▶ EXERCISE DIRECTIONS
Take the data below and repeat it exactly.

▶ SUPPLIED INFORMATION
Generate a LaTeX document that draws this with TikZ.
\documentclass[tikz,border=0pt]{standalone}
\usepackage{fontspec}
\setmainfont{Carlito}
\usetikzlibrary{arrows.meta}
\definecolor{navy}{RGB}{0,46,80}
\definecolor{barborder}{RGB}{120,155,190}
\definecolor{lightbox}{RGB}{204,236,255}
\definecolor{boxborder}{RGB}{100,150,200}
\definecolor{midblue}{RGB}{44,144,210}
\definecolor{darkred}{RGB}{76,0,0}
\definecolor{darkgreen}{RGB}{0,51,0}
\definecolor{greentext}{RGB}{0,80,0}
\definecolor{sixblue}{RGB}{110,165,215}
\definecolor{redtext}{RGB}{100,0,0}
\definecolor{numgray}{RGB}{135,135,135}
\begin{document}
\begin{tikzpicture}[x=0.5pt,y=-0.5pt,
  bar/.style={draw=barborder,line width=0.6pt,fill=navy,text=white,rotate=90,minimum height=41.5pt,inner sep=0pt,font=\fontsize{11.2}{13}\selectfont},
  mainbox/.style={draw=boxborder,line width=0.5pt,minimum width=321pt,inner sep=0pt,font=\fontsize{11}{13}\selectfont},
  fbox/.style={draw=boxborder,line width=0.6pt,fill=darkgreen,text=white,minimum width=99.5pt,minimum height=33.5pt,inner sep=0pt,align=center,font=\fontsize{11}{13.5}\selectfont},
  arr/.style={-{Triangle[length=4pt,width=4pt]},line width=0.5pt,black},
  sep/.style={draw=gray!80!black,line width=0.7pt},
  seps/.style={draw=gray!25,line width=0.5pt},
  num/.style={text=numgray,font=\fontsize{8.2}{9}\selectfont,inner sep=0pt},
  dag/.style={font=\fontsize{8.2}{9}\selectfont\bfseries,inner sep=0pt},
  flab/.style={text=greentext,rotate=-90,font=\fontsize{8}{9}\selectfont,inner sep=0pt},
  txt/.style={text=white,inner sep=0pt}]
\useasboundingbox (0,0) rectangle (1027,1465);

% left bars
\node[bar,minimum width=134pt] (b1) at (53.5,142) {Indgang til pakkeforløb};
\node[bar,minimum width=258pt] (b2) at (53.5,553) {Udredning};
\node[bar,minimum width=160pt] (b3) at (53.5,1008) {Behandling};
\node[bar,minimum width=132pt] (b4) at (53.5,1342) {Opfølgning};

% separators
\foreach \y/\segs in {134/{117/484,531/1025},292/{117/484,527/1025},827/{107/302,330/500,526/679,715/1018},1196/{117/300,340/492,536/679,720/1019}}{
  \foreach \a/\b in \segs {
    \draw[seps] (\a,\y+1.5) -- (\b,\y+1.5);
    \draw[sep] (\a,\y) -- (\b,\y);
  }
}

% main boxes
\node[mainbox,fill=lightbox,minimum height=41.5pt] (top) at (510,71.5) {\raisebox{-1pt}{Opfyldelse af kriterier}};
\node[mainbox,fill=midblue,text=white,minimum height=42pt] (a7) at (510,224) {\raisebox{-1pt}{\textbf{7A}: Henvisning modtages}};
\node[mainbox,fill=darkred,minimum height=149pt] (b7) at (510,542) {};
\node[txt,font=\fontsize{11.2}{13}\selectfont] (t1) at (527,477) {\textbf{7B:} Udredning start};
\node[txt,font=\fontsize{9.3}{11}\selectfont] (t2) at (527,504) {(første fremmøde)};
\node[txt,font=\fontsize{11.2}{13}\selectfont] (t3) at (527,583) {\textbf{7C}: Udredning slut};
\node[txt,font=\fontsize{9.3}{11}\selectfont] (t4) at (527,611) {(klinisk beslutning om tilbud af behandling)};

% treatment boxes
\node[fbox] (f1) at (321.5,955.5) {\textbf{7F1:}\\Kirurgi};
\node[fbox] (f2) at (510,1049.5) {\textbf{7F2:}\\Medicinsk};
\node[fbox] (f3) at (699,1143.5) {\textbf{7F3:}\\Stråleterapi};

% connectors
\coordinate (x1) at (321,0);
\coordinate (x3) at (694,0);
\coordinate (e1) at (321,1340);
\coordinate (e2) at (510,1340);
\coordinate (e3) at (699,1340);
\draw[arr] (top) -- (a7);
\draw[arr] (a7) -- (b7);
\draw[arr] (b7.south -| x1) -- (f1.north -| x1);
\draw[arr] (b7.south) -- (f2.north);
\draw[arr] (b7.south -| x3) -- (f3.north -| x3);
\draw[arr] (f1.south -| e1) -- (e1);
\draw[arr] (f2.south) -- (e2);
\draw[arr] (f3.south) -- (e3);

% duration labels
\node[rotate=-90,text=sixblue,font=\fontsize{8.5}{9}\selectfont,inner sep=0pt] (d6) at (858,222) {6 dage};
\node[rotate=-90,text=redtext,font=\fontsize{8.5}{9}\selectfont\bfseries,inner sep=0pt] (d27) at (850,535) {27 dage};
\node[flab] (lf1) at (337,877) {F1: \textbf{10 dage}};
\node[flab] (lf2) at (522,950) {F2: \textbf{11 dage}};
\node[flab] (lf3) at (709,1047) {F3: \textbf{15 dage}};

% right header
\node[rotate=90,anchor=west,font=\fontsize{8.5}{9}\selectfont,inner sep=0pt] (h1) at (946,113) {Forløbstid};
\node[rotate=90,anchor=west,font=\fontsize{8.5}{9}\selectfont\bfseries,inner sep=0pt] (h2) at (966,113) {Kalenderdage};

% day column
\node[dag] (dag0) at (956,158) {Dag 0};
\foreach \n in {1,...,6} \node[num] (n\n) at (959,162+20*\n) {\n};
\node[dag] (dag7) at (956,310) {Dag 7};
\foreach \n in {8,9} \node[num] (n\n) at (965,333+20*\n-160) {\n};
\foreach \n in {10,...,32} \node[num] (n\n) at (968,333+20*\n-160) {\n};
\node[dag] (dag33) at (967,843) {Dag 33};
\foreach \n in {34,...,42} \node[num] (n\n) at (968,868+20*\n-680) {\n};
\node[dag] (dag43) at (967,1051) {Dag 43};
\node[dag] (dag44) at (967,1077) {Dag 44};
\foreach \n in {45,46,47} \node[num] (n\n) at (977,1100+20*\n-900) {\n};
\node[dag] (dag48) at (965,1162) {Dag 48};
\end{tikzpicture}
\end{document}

▶ WRITTEN SOLUTION
Generate a LaTeX document that draws this with TikZ.
\documentclass[tikz,border=0pt]{standalone}
\usepackage{fontspec}
\setmainfont{Carlito}
\usetikzlibrary{arrows.meta}
\definecolor{navy}{RGB}{0,46,80}
\definecolor{barborder}{RGB}{120,155,190}
\definecolor{lightbox}{RGB}{204,236,255}
\definecolor{boxborder}{RGB}{100,150,200}
\definecolor{midblue}{RGB}{44,144,210}
\definecolor{darkred}{RGB}{76,0,0}
\definecolor{darkgreen}{RGB}{0,51,0}
\definecolor{greentext}{RGB}{0,80,0}
\definecolor{sixblue}{RGB}{110,165,215}
\definecolor{redtext}{RGB}{100,0,0}
\definecolor{numgray}{RGB}{135,135,135}
\begin{document}
\begin{tikzpicture}[x=0.5pt,y=-0.5pt,
  bar/.style={draw=barborder,line width=0.6pt,fill=navy,text=white,rotate=90,minimum height=41.5pt,inner sep=0pt,font=\fontsize{11.2}{13}\selectfont},
  mainbox/.style={draw=boxborder,line width=0.5pt,minimum width=321pt,inner sep=0pt,font=\fontsize{11}{13}\selectfont},
  fbox/.style={draw=boxborder,line width=0.6pt,fill=darkgreen,text=white,minimum width=99.5pt,minimum height=33.5pt,inner sep=0pt,align=center,font=\fontsize{11}{13.5}\selectfont},
  arr/.style={-{Triangle[length=4pt,width=4pt]},line width=0.5pt,black},
  sep/.style={draw=gray!80!black,line width=0.7pt},
  seps/.style={draw=gray!25,line width=0.5pt},
  num/.style={text=numgray,font=\fontsize{8.2}{9}\selectfont,inner sep=0pt},
  dag/.style={font=\fontsize{8.2}{9}\selectfont\bfseries,inner sep=0pt},
  flab/.style={text=greentext,rotate=-90,font=\fontsize{8}{9}\selectfont,inner sep=0pt},
  txt/.style={text=white,inner sep=0pt}]
\useasboundingbox (0,0) rectangle (1027,1465);

% left bars
\node[bar,minimum width=134pt] (b1) at (53.5,142) {Indgang til pakkeforløb};
\node[bar,minimum width=258pt] (b2) at (53.5,553) {Udredning};
\node[bar,minimum width=160pt] (b3) at (53.5,1008) {Behandling};
\node[bar,minimum width=132pt] (b4) at (53.5,1342) {Opfølgning};

% separators
\foreach \y/\segs in {134/{117/484,531/1025},292/{117/484,527/1025},827/{107/302,330/500,526/679,715/1018},1196/{117/300,340/492,536/679,720/1019}}{
  \foreach \a/\b in \segs {
    \draw[seps] (\a,\y+1.5) -- (\b,\y+1.5);
    \draw[sep] (\a,\y) -- (\b,\y);
  }
}

% main boxes
\node[mainbox,fill=lightbox,minimum height=41.5pt] (top) at (510,71.5) {\raisebox{-1pt}{Opfyldelse af kriterier}};
\node[mainbox,fill=midblue,text=white,minimum height=42pt] (a7) at (510,224) {\raisebox{-1pt}{\textbf{7A}: Henvisning modtages}};
\node[mainbox,fill=darkred,minimum height=149pt] (b7) at (510,542) {};
\node[txt,font=\fontsize{11.2}{13}\selectfont] (t1) at (527,477) {\textbf{7B:} Udredning start};
\node[txt,font=\fontsize{9.3}{11}\selectfont] (t2) at (527,504) {(første fremmøde)};
\node[txt,font=\fontsize{11.2}{13}\selectfont] (t3) at (527,583) {\textbf{7C}: Udredning slut};
\node[txt,font=\fontsize{9.3}{11}\selectfont] (t4) at (527,611) {(klinisk beslutning om tilbud af behandling)};

% treatment boxes
\node[fbox] (f1) at (321.5,955.5) {\textbf{7F1:}\\Kirurgi};
\node[fbox] (f2) at (510,1049.5) {\textbf{7F2:}\\Medicinsk};
\node[fbox] (f3) at (699,1143.5) {\textbf{7F3:}\\Stråleterapi};

% connectors
\coordinate (x1) at (321,0);
\coordinate (x3) at (694,0);
\coordinate (e1) at (321,1340);
\coordinate (e2) at (510,1340);
\coordinate (e3) at (699,1340);
\draw[arr] (top) -- (a7);
\draw[arr] (a7) -- (b7);
\draw[arr] (b7.south -| x1) -- (f1.north -| x1);
\draw[arr] (b7.south) -- (f2.north);
\draw[arr] (b7.south -| x3) -- (f3.north -| x3);
\draw[arr] (f1.south -| e1) -- (e1);
\draw[arr] (f2.south) -- (e2);
\draw[arr] (f3.south) -- (e3);

% duration labels
\node[rotate=-90,text=sixblue,font=\fontsize{8.5}{9}\selectfont,inner sep=0pt] (d6) at (858,222) {6 dage};
\node[rotate=-90,text=redtext,font=\fontsize{8.5}{9}\selectfont\bfseries,inner sep=0pt] (d27) at (850,535) {27 dage};
\node[flab] (lf1) at (337,877) {F1: \textbf{10 dage}};
\node[flab] (lf2) at (522,950) {F2: \textbf{11 dage}};
\node[flab] (lf3) at (709,1047) {F3: \textbf{15 dage}};

% right header
\node[rotate=90,anchor=west,font=\fontsize{8.5}{9}\selectfont,inner sep=0pt] (h1) at (946,113) {Forløbstid};
\node[rotate=90,anchor=west,font=\fontsize{8.5}{9}\selectfont\bfseries,inner sep=0pt] (h2) at (966,113) {Kalenderdage};

% day column
\node[dag] (dag0) at (956,158) {Dag 0};
\foreach \n in {1,...,6} \node[num] (n\n) at (959,162+20*\n) {\n};
\node[dag] (dag7) at (956,310) {Dag 7};
\foreach \n in {8,9} \node[num] (n\n) at (965,333+20*\n-160) {\n};
\foreach \n in {10,...,32} \node[num] (n\n) at (968,333+20*\n-160) {\n};
\node[dag] (dag33) at (967,843) {Dag 33};
\foreach \n in {34,...,42} \node[num] (n\n) at (968,868+20*\n-680) {\n};
\node[dag] (dag43) at (967,1051) {Dag 43};
\node[dag] (dag44) at (967,1077) {Dag 44};
\foreach \n in {45,46,47} \node[num] (n\n) at (977,1100+20*\n-900) {\n};
\node[dag] (dag48) at (965,1162) {Dag 48};
\end{tikzpicture}
\end{document}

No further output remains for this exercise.